How about Mike Gordon and “Arc of the Sun”?

That was another fairly easy one in that I wanted songs where it felt like they could make a meaningful contribution and that’s a bass-driven song. The bass part is the standout piece of that tune.

Did you record that live or send him the track?

I sent him the track and then I went up there. He had gotten well into it by the time I was there but I did go to his home studio and that was a lot of fun. First of all, it’s just a really cool studio. I got to hang out in his house, have dinner with his wife, meet his cat and make rock music. And then he came out that night and played the tune with us live at Higher Ground, so it was a really neat night.

So what did you work on at Mike’s studio?

A lot of it happened a couple days before I got there. He listened to the song and we talked about two approaches. The first was him going off and doing whatever he felt the song needed and the second was working from John Leccese’s bass part and then making it his own. So he tried the two approaches and he felt that the latter served the song better. To John’s credit, Mike was using John’s creative ideas as fodder for his part so that was neat.

Then I asked him to sing on it and there was conversation about the lyrics and about how he might approach it. And in this process it dawned on me how responsible he is for Phish’s sound. Trey definitely is the alpha male but when you hear the bass part and you hear the vocals [on “Arc of the Sun”] it’s like, “Wow, it sounds like Assembly of Dust meets Phish.”

So he had me over and showed me around. He’s pretty proud of that studio and if I had that studio I’d be proud too. Then he sat down at the board and brought up the mix and where he was at and played it screamingly loud. Talk about chills, I might have gotten teary-eyed. It was just so awesome. Not just the music but also the amount of energy and attention he put into it and the outcome was really powerful. That’s what led in part to my thinking about how much he contributes to the Phish signature sound because he did what came naturally and it was fantastic.

As I listen to the lyrics on “Arc of the Sun” and most of the songs on Some Assembly Required, there is much more emphasis on images and abstractions, as opposed to the more linear narratives of the story songs that have been a big part of your earlier work. Was this a conscious decision to strike out in a new direction?

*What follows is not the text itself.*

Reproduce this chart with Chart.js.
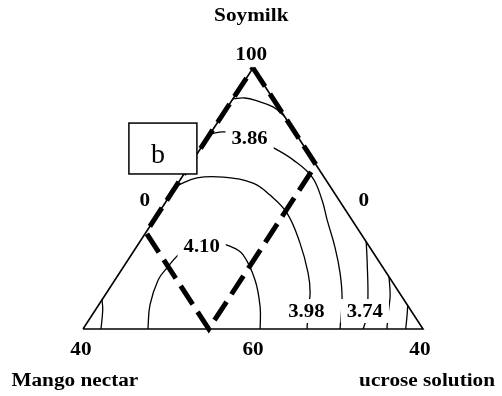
<!DOCTYPE html>
<html>
<head>
<meta charset="utf-8">
<script src="https://cdn.jsdelivr.net/npm/chart.js@4.4.1/dist/chart.umd.min.js"></script>
<style>
  html, body { margin: 0; padding: 0; background: #fff; }
  #wrap { width: 502px; height: 396px; position: relative; }
</style>
</head>
<body>
<div id="wrap"><canvas id="chart"></canvas></div>
<script>
// Ternary plane: x runs 0..100 along the base (Mango nectar -> Sucrose solution),
// y runs 0..100 from the base up to the Soymilk apex.
const triangle = [[0,0],[50,100],[100,0],[0,0]];
const design = [[50,100],[68.5,63],[37,0],[18.5,37],[50,100]];

// contour lines of the response surface
const contourTop = [[44.1,88.2],[47.6,88.5],[51.2,87.4],[55.9,85.1],[59.2,81.6]];
const contour386 = [[37.4,74.7],[41.5,75.5],[48.8,73.9],[55.6,69.7],[61.8,64.8],[67.4,58.2],[70.3,49.4],[71.8,41.8],[74.1,31.4],[75.6,21.5],[76.2,11.9],[75.6,0]];
const contour398 = [[27.4,54.8],[33.5,57.9],[41.2,58.2],[50,55.9],[55,51.3],[60,44.4],[63.8,33],[66.2,21.5],[66.8,13.8],[66.2,7.3],[65.9,0]];
const contour410 = [[19.1,0],[19.7,9.2],[22.1,18.8],[24.7,23.4],[29.1,29.5],[35.9,33.5],[43.8,31.4],[47.1,28.4],[50.6,18.8],[52.1,8.4],[52.1,0]];
const contour374 = [[83.3,33.4],[83.6,25],[83.8,11.9],[83.3,4],[82.4,0]];
const contourCorner = [[5.6,11.2],[5.8,7.3],[5.3,0]];
const contourR1 = [[90.0,20],[90.3,14.9],[90.3,11.9],[89.7,5.4],[89.4,0]];
const contourR2 = [[95.5,9],[95.3,5],[94.9,0]];

const contourLines = [contourTop, contour386, contour398, contour410, contour374, contourCorner, contourR1, contourR2];

// contour level labels and where they sit
const levelLabels = ['3.86', '4.10', '3.98', '3.74'];
const levelAnchors = [[49,73], [34.9,31.8], [65.7,6.9], [82.9,6.9]];

// vertex / axis texts
const axisLabels = ['Soymilk', '100', '0', '0', '40', '60', '40', 'Mango nectar', 'ucrose solution'];
const axisAnchors = [[49.5,118], [49.5,103.1], [18.2,47.1], [82.6,47.1], [-0.6,-10], [50,-10], [99.1,-10], [-2.4,-21.8], [101.2,-21.8]];

// panel tag
const panelTag = 'b';
const panelBox = [13.5, 78.9, 33.5, 59.4];

const pts = a => a.map(p => ({x: p[0], y: p[1]}));

const datasets = [];
contourLines.forEach(c => datasets.push({
  data: pts(c), showLine: true, borderColor: '#000', borderWidth: 1.3,
  pointRadius: 0, tension: 0.4, clip: false, fill: false
}));
datasets.push({
  data: pts(triangle), showLine: true, borderColor: '#000', borderWidth: 1.6,
  pointRadius: 0, tension: 0, clip: false, fill: false
});
datasets.push({
  data: pts(design), showLine: true, borderColor: '#000', borderWidth: 5,
  borderDash: [22, 9], borderCapStyle: 'butt', borderJoinStyle: 'miter',
  pointRadius: 0, tension: 0, clip: false, fill: false
});

function drawText(ctx, str, px, py, font, sx) {
  ctx.save();
  ctx.translate(px, py);
  ctx.scale(sx, 1);
  ctx.font = font;
  ctx.textAlign = 'center';
  ctx.textBaseline = 'alphabetic';
  ctx.fillStyle = '#000';
  ctx.fillText(str, 0, 0);
  ctx.restore();
}

const ternaryText = {
  id: 'ternaryText',
  afterDatasetsDraw(chart) {
    const ctx = chart.ctx;
    const xs = chart.scales.x, ys = chart.scales.y;
    const boldFont = 'bold 18px "Liberation Serif", "Times New Roman", serif';

    // level labels knock out the contour underneath
    levelLabels.forEach((t, i) => {
      const px = xs.getPixelForValue(levelAnchors[i][0]);
      const py = ys.getPixelForValue(levelAnchors[i][1]);
      ctx.save();
      ctx.font = boldFont;
      const w = ctx.measureText(t).width * 1.15 + 12;
      ctx.fillStyle = '#fff';
      ctx.fillRect(px - w / 2, py - 12, w, 24);
      ctx.restore();
      drawText(ctx, t, px, py + 6, boldFont, 1.15);
    });

    axisLabels.forEach((t, i) => {
      const px = xs.getPixelForValue(axisAnchors[i][0]);
      const py = ys.getPixelForValue(axisAnchors[i][1]);
      drawText(ctx, t, px, py, boldFont, 1.18);
    });

    // boxed panel letter
    const bx1 = xs.getPixelForValue(panelBox[0]), by1 = ys.getPixelForValue(panelBox[1]);
    const bx2 = xs.getPixelForValue(panelBox[2]), by2 = ys.getPixelForValue(panelBox[3]);
    ctx.save();
    ctx.fillStyle = '#fff';
    ctx.fillRect(bx1, by1, bx2 - bx1, by2 - by1);
    ctx.strokeStyle = '#000';
    ctx.lineWidth = 1.5;
    ctx.strokeRect(bx1, by1, bx2 - bx1, by2 - by1);
    ctx.restore();
    drawText(ctx, panelTag, (bx1 + bx2) / 2 - 5, by2 - 11, '28px "Liberation Serif", "Times New Roman", serif', 1);
  }
};

new Chart(document.getElementById('chart'), {
  type: 'scatter',
  data: { datasets },
  options: {
    responsive: true,
    maintainAspectRatio: false,
    animation: false,
    layout: { padding: { left: 83, right: 79, top: 68, bottom: 67 } },
    scales: {
      x: { type: 'linear', min: 0, max: 100, display: false },
      y: { type: 'linear', min: 0, max: 100, display: false }
    },
    plugins: { legend: { display: false }, tooltip: { enabled: false } }
  },
  plugins: [ternaryText]
});
</script>
</body>
</html>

It was intentional, just as the story-writing part was intentional. I’m not ashamed to say that I’ve always been a fan of Robert Hunter’s lyricism. I’ve always loved his story-telling element and the rich sense of place you always get from some of those songs like “Brown Eyed Women,” “Tennessee Jed” or “Scarlet Begonias.” So that’s something I’ve always tried to model after. But I think creatively I had an itch to do something different and I wanted this record to be more my own. I think one of the challenges of any artist in any medium is that human thought and creativity is built on the back of history and the real challenge is how you incorporate your influences and yet have a voice that’s your own. That’s what I was shooting for broadly and one of the by-products of that was the lyrical content was more amorphous and less literal.

In terms of tracks you sent out, who most surprised you with what they sent back?

Hands down Martin Sexton. I asked him to sing on it and he came back with an electric vocal part which was him singing through a microphone with a bunch of distortion and delay which sounded like a slide guitar. It’s mind blowing. If you didn’t know it was a voice you’d think it was an electric guitar, so that was really cool.

Were you concerned that with the different personalities on each track, the album might lack a certain unity?

There were a few things I was afraid of. First that it would be too schmaltzy, like the Ray Charles duets album Genius Loves Company, which is a cool record but there’s a cheese element to it. The second was that the guests would overpower the band, and it would become all about the guests. The third was that it would become some Frankenstein collection of songs. I guess people will interpret it as they will but from where I sit, it feels like a coherent statement, sometimes at the cost of the guest musicians nesting in the song. I think we downplayed them in some cases more than we might have.